Reproduce each line of the material exactly, minus any picture.

[Dataset extract start]

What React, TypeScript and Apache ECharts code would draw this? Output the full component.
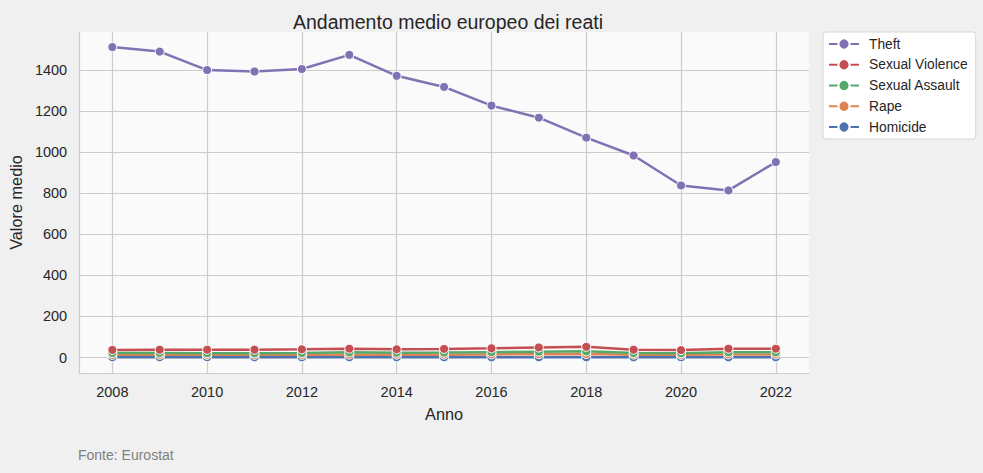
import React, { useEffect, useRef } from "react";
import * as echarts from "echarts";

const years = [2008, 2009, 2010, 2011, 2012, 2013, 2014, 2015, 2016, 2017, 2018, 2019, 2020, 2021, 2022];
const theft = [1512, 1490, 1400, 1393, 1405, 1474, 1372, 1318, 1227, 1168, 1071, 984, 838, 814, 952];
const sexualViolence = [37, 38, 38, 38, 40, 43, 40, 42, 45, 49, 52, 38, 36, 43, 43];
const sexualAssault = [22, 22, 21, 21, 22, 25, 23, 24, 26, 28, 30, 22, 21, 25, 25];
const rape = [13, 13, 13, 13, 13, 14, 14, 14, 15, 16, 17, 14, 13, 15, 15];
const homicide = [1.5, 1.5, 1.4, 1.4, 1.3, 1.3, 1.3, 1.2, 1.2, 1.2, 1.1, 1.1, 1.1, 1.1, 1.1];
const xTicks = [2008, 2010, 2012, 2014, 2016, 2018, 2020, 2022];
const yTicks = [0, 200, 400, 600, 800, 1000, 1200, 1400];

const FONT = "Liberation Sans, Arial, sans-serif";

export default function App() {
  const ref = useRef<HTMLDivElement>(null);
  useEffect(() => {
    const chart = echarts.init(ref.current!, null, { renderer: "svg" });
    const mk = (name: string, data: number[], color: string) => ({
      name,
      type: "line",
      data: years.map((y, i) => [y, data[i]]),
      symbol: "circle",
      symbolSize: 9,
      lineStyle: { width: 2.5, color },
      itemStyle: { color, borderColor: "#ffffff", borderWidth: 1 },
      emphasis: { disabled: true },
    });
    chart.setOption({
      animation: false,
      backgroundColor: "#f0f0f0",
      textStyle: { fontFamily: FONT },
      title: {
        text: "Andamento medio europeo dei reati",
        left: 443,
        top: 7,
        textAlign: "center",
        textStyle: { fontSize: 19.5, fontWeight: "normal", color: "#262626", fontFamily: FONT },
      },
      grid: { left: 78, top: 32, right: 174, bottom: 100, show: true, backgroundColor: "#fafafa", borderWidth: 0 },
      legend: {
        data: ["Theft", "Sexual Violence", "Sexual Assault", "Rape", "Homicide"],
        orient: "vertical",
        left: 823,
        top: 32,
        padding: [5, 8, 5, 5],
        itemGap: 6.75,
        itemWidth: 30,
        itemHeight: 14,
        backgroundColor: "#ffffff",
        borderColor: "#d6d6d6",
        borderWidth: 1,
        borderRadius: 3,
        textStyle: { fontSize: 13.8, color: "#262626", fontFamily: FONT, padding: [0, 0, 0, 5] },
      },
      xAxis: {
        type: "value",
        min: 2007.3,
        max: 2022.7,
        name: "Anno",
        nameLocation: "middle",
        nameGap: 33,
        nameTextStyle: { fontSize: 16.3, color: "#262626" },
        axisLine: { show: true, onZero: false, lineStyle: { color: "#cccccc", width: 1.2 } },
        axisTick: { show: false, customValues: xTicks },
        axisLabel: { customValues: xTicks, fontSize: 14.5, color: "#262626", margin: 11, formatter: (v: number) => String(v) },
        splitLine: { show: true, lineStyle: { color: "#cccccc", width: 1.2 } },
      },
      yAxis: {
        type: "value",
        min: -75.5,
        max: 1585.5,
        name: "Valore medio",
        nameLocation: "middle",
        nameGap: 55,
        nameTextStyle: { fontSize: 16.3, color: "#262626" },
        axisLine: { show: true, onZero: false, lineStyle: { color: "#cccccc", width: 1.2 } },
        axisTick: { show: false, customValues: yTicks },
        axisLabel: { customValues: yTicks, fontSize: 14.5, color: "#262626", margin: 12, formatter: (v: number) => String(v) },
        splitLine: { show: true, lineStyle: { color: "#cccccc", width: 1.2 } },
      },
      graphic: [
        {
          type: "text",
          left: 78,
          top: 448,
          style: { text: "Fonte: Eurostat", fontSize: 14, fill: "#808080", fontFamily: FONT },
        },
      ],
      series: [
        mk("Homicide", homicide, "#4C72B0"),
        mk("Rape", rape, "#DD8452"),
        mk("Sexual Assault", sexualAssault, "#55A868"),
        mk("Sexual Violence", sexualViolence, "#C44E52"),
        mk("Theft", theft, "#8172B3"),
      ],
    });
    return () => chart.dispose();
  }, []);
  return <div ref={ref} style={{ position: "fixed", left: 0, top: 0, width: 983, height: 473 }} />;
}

[Dataset extract end]

### Final result
What React, TypeScript and Apache ECharts code would draw this? Output the full component.
import React, { useEffect, useRef } from "react";
import * as echarts from "echarts";

const years = [2008, 2009, 2010, 2011, 2012, 2013, 2014, 2015, 2016, 2017, 2018, 2019, 2020, 2021, 2022];
const theft = [1512, 1490, 1400, 1393, 1405, 1474, 1372, 1318, 1227, 1168, 1071, 984, 838, 814, 952];
const sexualViolence = [37, 38, 38, 38, 40, 43, 40, 42, 45, 49, 52, 38, 36, 43, 43];
const sexualAssault = [22, 22, 21, 21, 22, 25, 23, 24, 26, 28, 30, 22, 21, 25, 25];
const rape = [13, 13, 13, 13, 13, 14, 14, 14, 15, 16, 17, 14, 13, 15, 15];
const homicide = [1.5, 1.5, 1.4, 1.4, 1.3, 1.3, 1.3, 1.2, 1.2, 1.2, 1.1, 1.1, 1.1, 1.1, 1.1];
const xTicks = [2008, 2010, 2012, 2014, 2016, 2018, 2020, 2022];
const yTicks = [0, 200, 400, 600, 800, 1000, 1200, 1400];

const FONT = "Liberation Sans, Arial, sans-serif";

export default function App() {
  const ref = useRef<HTMLDivElement>(null);
  useEffect(() => {
    const chart = echarts.init(ref.current!, null, { renderer: "svg" });
    const mk = (name: string, data: number[], color: string) => ({
      name,
      type: "line",
      data: years.map((y, i) => [y, data[i]]),
      symbol: "circle",
      symbolSize: 9,
      lineStyle: { width: 2.5, color },
      itemStyle: { color, borderColor: "#ffffff", borderWidth: 1 },
      emphasis: { disabled: true },
    });
    chart.setOption({
      animation: false,
      backgroundColor: "#f0f0f0",
      textStyle: { fontFamily: FONT },
      title: {
        text: "Andamento medio europeo dei reati",
        left: 443,
        top: 7,
        textAlign: "center",
        textStyle: { fontSize: 19.5, fontWeight: "normal", color: "#262626", fontFamily: FONT },
      },
      grid: { left: 78, top: 32, right: 174, bottom: 100, show: true, backgroundColor: "#fafafa", borderWidth: 0 },
      legend: {
        data: ["Theft", "Sexual Violence", "Sexual Assault", "Rape", "Homicide"],
        orient: "vertical",
        left: 823,
        top: 32,
        padding: [5, 8, 5, 5],
        itemGap: 6.75,
        itemWidth: 30,
        itemHeight: 14,
        backgroundColor: "#ffffff",
        borderColor: "#d6d6d6",
        borderWidth: 1,
        borderRadius: 3,
        textStyle: { fontSize: 13.8, color: "#262626", fontFamily: FONT, padding: [0, 0, 0, 5] },
      },
      xAxis: {
        type: "value",
        min: 2007.3,
        max: 2022.7,
        name: "Anno",
        nameLocation: "middle",
        nameGap: 33,
        nameTextStyle: { fontSize: 16.3, color: "#262626" },
        axisLine: { show: true, onZero: false, lineStyle: { color: "#cccccc", width: 1.2 } },
        axisTick: { show: false, customValues: xTicks },
        axisLabel: { customValues: xTicks, fontSize: 14.5, color: "#262626", margin: 11, formatter: (v: number) => String(v) },
        splitLine: { show: true, lineStyle: { color: "#cccccc", width: 1.2 } },
      },
      yAxis: {
        type: "value",
        min: -75.5,
        max: 1585.5,
        name: "Valore medio",
        nameLocation: "middle",
        nameGap: 55,
        nameTextStyle: { fontSize: 16.3, color: "#262626" },
        axisLine: { show: true, onZero: false, lineStyle: { color: "#cccccc", width: 1.2 } },
        axisTick: { show: false, customValues: yTicks },
        axisLabel: { customValues: yTicks, fontSize: 14.5, color: "#262626", margin: 12, formatter: (v: number) => String(v) },
        splitLine: { show: true, lineStyle: { color: "#cccccc", width: 1.2 } },
      },
      graphic: [
        {
          type: "text",
          left: 78,
          top: 448,
          style: { text: "Fonte: Eurostat", fontSize: 14, fill: "#808080", fontFamily: FONT },
        },
      ],
      series: [
        mk("Homicide", homicide, "#4C72B0"),
        mk("Rape", rape, "#DD8452"),
        mk("Sexual Assault", sexualAssault, "#55A868"),
        mk("Sexual Violence", sexualViolence, "#C44E52"),
        mk("Theft", theft, "#8172B3"),
      ],
    });
    return () => chart.dispose();
  }, []);
  return <div ref={ref} style={{ position: "fixed", left: 0, top: 0, width: 983, height: 473 }} />;
}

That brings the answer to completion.